Iris Van Herpen | Carnegie Museum of Art
Have you been yet? Oh my gosh...if you are in anyway curious about fashion, or appreciate the art of fashion you absolutely have to go see this exhibit. I went a few weeks ago with Lee Ann at the Carnegie Museum of Art and I'm absolutely going again. Listen...I have a passion for fashion, as does Lee Ann. It's such an exhilarating part of my work and it is such a lovely additional creative outlet that goes hand-in-hand with my style of photography. But I have to say, this work from Iris Van Herpen is way beyond fashion. Simply said, it's art. And I know: every designer's work is their art...but that's not what I mean. Herpen's artistic expression through the materials she uses, in combination with the initial inspiration for each line, is truly some-kind-of-magnificent. If I could spend just 5 minutes inside her head I would either explode from an overdose of creativity or walk away inspired for life. Reading some of the placards that explain her motivation behind her works is otherworldly.
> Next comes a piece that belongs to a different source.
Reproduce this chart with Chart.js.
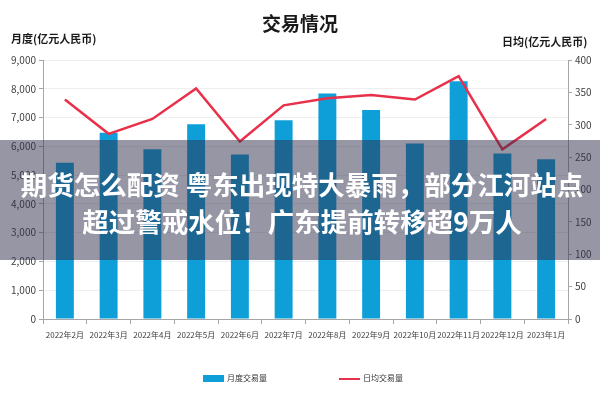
<!DOCTYPE html>
<html>
<head>
<meta charset="utf-8">
<script src="https://cdn.jsdelivr.net/npm/chart.js@4/dist/chart.umd.min.js"></script>
<style>
  body { margin: 0; background: #fff; }
  #wrap { position: relative; width: 600px; height: 400px; font-family: "Noto Sans CJK SC", "Noto Sans", sans-serif; }
  #wrap canvas { position: absolute; left: 0; top: 0; }
  .txt { position: absolute; white-space: nowrap; color: #1a1a1a; font-weight: 700; }
  #title { left: 0; width: 600px; top: 9px; text-align: center; font-size: 19px; }
  #ltitle { left: 11px; top: 30px; font-size: 11px; }
  #rtitle { left: 502px; top: 33px; font-size: 11px; }
  .leg { position: absolute; top: 372px; font-size: 8px; color: #333; font-weight: 400; }
  .leg i { display: inline-block; vertical-align: middle; margin-right: 3px; }
  #band { position: absolute; left: 0; top: 140px; width: 600px; height: 120px; background: rgba(45,45,75,0.5); }
  #band div { position: absolute; left: 0; width: 604px; text-align: center; color: #fff; font-size: 26.5px; font-weight: 700; }
</style>
</head>
<body>
<div id="wrap">
  <canvas id="c" width="600" height="400"></canvas>
  <div class="txt" id="title">交易情况</div>
  <div class="txt" id="ltitle">月度(亿元人民币)</div>
  <div class="txt" id="rtitle">日均(亿元人民币)</div>
  <div class="leg" style="left:203px"><i style="width:21px;height:7px;background:#0f9fd8"></i>月度交易量</div>
  <div class="leg" style="left:339px"><i style="width:21px;height:2px;background:#e8304a"></i>日均交易量</div>
  <div id="band">
    <div style="top:24px">期货怎么配资 粤东出现特大暴雨，部分江河站点</div>
    <div style="top:61px">超过警戒水位！广东提前转移超9万人</div>
  </div>
</div>
<script>
// 月份
const MONTHS = ['2022年2月', '2022年3月', '2022年4月', '2022年5月', '2022年6月', '2022年7月',
  '2022年8月', '2022年9月', '2022年10月', '2022年11月', '2022年12月', '2023年1月'];
// 月度交易量 (亿元)
const MONTHLY = [5430, 6470, 5900, 6770, 5720, 6910, 7840, 7260, 6100, 8260, 5750, 5550];
// 日均交易量 (亿元)
const DAILY = [339, 286, 309, 356, 274, 330, 341, 346, 339, 375, 262, 309];
const LEFT_TICKS = [0, 1000, 2000, 3000, 4000, 5000, 6000, 7000, 8000, 9000];
const RIGHT_TICKS = [0, 50, 100, 150, 200, 250, 300, 350, 400];

const axisGrey = '#a6a6a6';
const tickFont = { family: '"Noto Sans CJK SC", sans-serif', size: 10 };

new Chart(document.getElementById('c'), {
  data: {
    labels: MONTHS,
    datasets: [
      {
        type: 'bar',
        label: '月度交易量',
        data: MONTHLY,
        yAxisID: 'y',
        backgroundColor: '#0f9fd8',
        categoryPercentage: 1,
        barPercentage: 0.41,
        order: 1
      },
      {
        type: 'line',
        label: '日均交易量',
        data: DAILY,
        yAxisID: 'y1',
        borderColor: '#e8304a',
        borderWidth: 2.5,
        pointRadius: 0,
        tension: 0,
        order: 0
      }
    ]
  },
  options: {
    responsive: false,
    animation: false,
    layout: { padding: { top: 60, left: 0, right: 0, bottom: 0 } },
    plugins: { legend: { display: false }, tooltip: { enabled: false } },
    scales: {
      x: {
        offset: true,
        grid: { drawOnChartArea: false, offset: true, tickLength: 5, tickColor: axisGrey },
        border: { color: axisGrey },
        ticks: { color: '#404040', font: { ...tickFont, size: 8 }, maxRotation: 0, autoSkip: false, padding: 6 },
        afterFit: s => { s.height = 81; }
      },
      y: {
        position: 'left',
        min: 0, max: 9000,
        afterBuildTicks: s => { s.ticks = LEFT_TICKS.map(v => ({ value: v })); },
        grid: { color: '#efefef', tickLength: 4, tickColor: axisGrey },
        border: { color: axisGrey },
        ticks: { color: '#404040', font: tickFont, padding: 3, callback: v => v.toLocaleString('en-US') },
        afterFit: s => { s.width = 43; }
      },
      y1: {
        position: 'right',
        min: 0, max: 400,
        afterBuildTicks: s => { s.ticks = RIGHT_TICKS.map(v => ({ value: v })); },
        grid: { drawOnChartArea: false, tickLength: 4, tickColor: axisGrey },
        border: { color: axisGrey },
        ticks: { color: '#404040', font: tickFont, padding: 3 },
        afterFit: s => { s.width = 32; }
      }
    }
  }
});
</script>
</body>
</html>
As I walked through the exhibit and took everything in, I couldn't help but keep going back to how much it seemed some of Herpen's pieces were inspired by the works of Alexander Mcqueen (look at the black shoe that inspires images of McQueen's Plato's Atlantis show, and make sure to take in the orange number and the clear dress, both printed on a 3d printer). Then I read on one of the placards that she interned at with McQueen in 2010 and it all made sense to me, and it was actually a really exciting moment for me because Alexander McQueen is one of my all-time favorite designers.
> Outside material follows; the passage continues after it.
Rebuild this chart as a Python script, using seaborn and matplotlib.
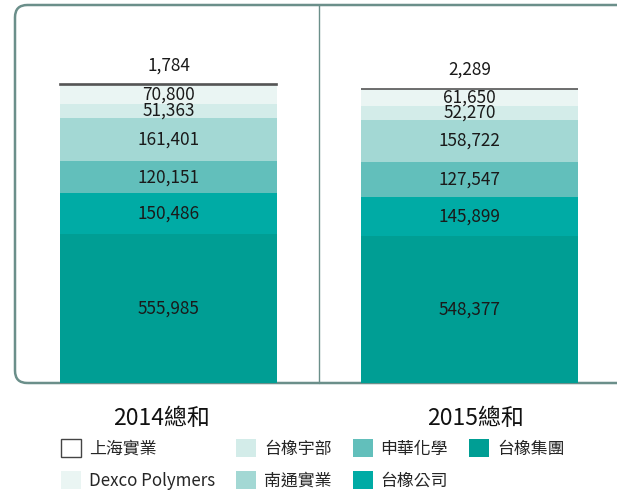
import matplotlib
matplotlib.use("Agg")
import matplotlib.pyplot as plt
from matplotlib.patches import FancyBboxPatch, Patch
from matplotlib.lines import Line2D
import matplotlib.transforms as mtransforms
import seaborn as sns
import pandas as pd
import numpy as np

sns.set_theme(style="white")
plt.rcParams['font.family'] = ['Noto Sans CJK TC', 'DejaVu Sans']

categories = ["2014總和", "2015總和"]
# bottom to top
series = ["台橡集團", "台橡公司", "申華化學", "南通實業", "台橡宇部", "Dexco Polymers", "上海實業"]
v_jituan = [555985, 548377]
v_gongsi = [150486, 145899]
v_shenhua = [120151, 127547]
v_nantong = [161401, 158722]
v_yubu = [51363, 52270]
v_dexco = [70800, 61650]
v_shanghai = [1784, 2289]
values = [v_jituan, v_gongsi, v_shenhua, v_nantong, v_yubu, v_dexco, v_shanghai]
colors = ["#009e94", "#00aba5", "#62bfbb", "#a3d8d4", "#d3ece9", "#eaf5f3", "#ffffff"]
legend_order = ["上海實業", "Dexco Polymers", "台橡宇部", "南通實業", "申華化學", "台橡公司", "台橡集團"]

W, H = 617, 493
fig = plt.figure(figsize=(W / 100, H / 100), dpi=100)
ax = fig.add_axes([13 / W, 110 / H, (W - 13) / W, 379 / H])

bottom = np.zeros(2)
for name, vals, col in zip(series, values, colors):
    df = pd.DataFrame({"cat": categories, "val": vals})
    is_top = name == "上海實業"
    sns.barplot(data=df, x="cat", y="val", order=categories, color=col, saturation=1,
                width=0.721, bottom=bottom.copy(), ax=ax, errorbar=None,
                edgecolor="#555555" if is_top else "none",
                linewidth=1.2 if is_top else 0)
    cont = ax.containers[-1]
    labels = [f"{v:,}" for v in vals]
    if is_top:
        ax.bar_label(cont, labels=labels, label_type="edge", padding=7,
                     fontsize=12.4, color="#1a1a1a")
    else:
        ax.bar_label(cont, labels=labels, label_type="center",
                     fontsize=12.4, color="#1a1a1a")
    bottom = bottom + np.array(vals)

ax.set_xlim(-0.5166, 1.49)
ax.set_ylim(0, 1411800)
ax.set_xlabel("")
ax.set_ylabel("")
ax.set_yticks([])
ax.tick_params(axis="x", length=0, pad=17, labelsize=16.5, labelcolor="#111111")
for lbl, dx in zip(ax.get_xticklabels(), [-7, 6]):
    lbl.set_transform(lbl.get_transform() +
                      mtransforms.ScaledTranslation(dx / 100, 0, fig.dpi_scale_trans))
for s in ax.spines.values():
    s.set_visible(False)
ax.patch.set_alpha(0)

# rounded frame
frame = FancyBboxPatch((15 / W, 110 / H), (660 - 15) / W, (488 - 110) / H,
                       boxstyle="round,pad=0,rounding_size=0.02",
                       transform=fig.transFigure, fill=False,
                       edgecolor="#6b8f8a", linewidth=1.8, zorder=0,
                       mutation_aspect=W / H)
fig.add_artist(frame)
fig.add_artist(Line2D([319 / W, 319 / W], [110 / H, 488 / H], transform=fig.transFigure,
                      color="#6b8f8a", linewidth=1.0))

cmap = dict(zip(series, colors))
handles = []
for n in legend_order:
    if n == "上海實業":
        handles.append(Patch(facecolor="white", edgecolor="#444444", linewidth=1.0))
    else:
        handles.append(Patch(facecolor=cmap[n], edgecolor="none"))
fig.legend(handles, legend_order, loc="upper left", bbox_to_anchor=(61 / W, (H - 439) / H),
           ncol=4, frameon=False, prop={"size": 12.2},
           handlelength=1.2, handleheight=1.3,
           handletextpad=0.45, columnspacing=1.24, labelspacing=0.75, borderpad=0,
           borderaxespad=0)

fig.savefig("out.png", dpi=100)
However, Herpen's unique use of technology in her pieces absolutely sets her apart from all of my favorite designers. For instance, take a look the photo in the upper right hand corner above. That piece was created on a 3d printer, as was quite a few of her pieces, as mentioned above. I wish you could see it up close...the intricacy was maddening.
And just look at the dress that has the plastic attachment below. I thought that piece was interesting, at the very least, but when I read the placard explaining that it was Herpen's curiosity with the visualization of a large splash of water, and what that would like in terms of fashion, I was in awe. I had to take a photo of the professional photograph taken on a black background. You really get the true sense of it there. Can you imagine your brain working like that?? The one that looks like an asian warrior piece (the brass one) is actually made from the metal pieces/connections from children's umbrellas. What??
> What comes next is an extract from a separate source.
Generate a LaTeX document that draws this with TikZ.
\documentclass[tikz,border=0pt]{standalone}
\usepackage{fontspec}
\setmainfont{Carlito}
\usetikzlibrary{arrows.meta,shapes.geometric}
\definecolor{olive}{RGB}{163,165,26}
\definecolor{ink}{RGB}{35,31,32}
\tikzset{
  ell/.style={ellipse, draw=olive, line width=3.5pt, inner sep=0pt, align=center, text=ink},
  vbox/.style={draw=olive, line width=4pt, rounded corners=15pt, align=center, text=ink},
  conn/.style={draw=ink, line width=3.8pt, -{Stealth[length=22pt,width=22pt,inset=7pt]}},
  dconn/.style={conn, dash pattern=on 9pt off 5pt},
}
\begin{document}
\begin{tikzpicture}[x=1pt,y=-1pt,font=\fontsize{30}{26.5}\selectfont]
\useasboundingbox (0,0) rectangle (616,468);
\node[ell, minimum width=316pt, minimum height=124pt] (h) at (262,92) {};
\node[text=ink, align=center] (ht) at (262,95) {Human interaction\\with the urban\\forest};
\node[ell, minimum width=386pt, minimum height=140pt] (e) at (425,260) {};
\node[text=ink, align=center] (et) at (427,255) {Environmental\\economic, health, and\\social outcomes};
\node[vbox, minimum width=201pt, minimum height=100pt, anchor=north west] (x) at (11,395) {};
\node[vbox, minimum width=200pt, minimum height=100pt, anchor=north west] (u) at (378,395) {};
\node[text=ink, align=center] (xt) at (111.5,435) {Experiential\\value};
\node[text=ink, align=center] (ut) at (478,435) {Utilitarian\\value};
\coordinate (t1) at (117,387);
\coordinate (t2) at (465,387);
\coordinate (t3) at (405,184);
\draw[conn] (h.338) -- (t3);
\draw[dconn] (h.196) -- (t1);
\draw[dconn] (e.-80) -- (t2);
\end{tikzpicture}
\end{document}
What I loved most about Herpen's work was her intimacy with what inspired each and every piece. The details, the hands-on manipulation of every material she used, the mind-blowing ideas behind the lines...it was really something I didn't quite expect at all and am so thrilled that I took the time to go and see her work. And you should too.
And though this will seem a bit random to accompany this post, I'd like to give a shout out to Ashley Cecil and a pat on the back for us. Ashley is a brilliant artist working in residency at the CMOA and she's working on some pretty amazing and important projects over there. Make sure to check her out. You can see her lovely face in the photo below, which I took (there's my pat on the back for having a photo featured in the CMOA Magazine...the same magazine that Iris Van Herpen's work is allllll over. Yeah...Iris and I are like besties now. Bonded for life).
So don't miss your chance to go and experience some incredible fashion accompanied with some pretty incredible behind-the-scenes information. And while you're there, take a moment to check out Ashley's work as well. You won't be disappointed with either!!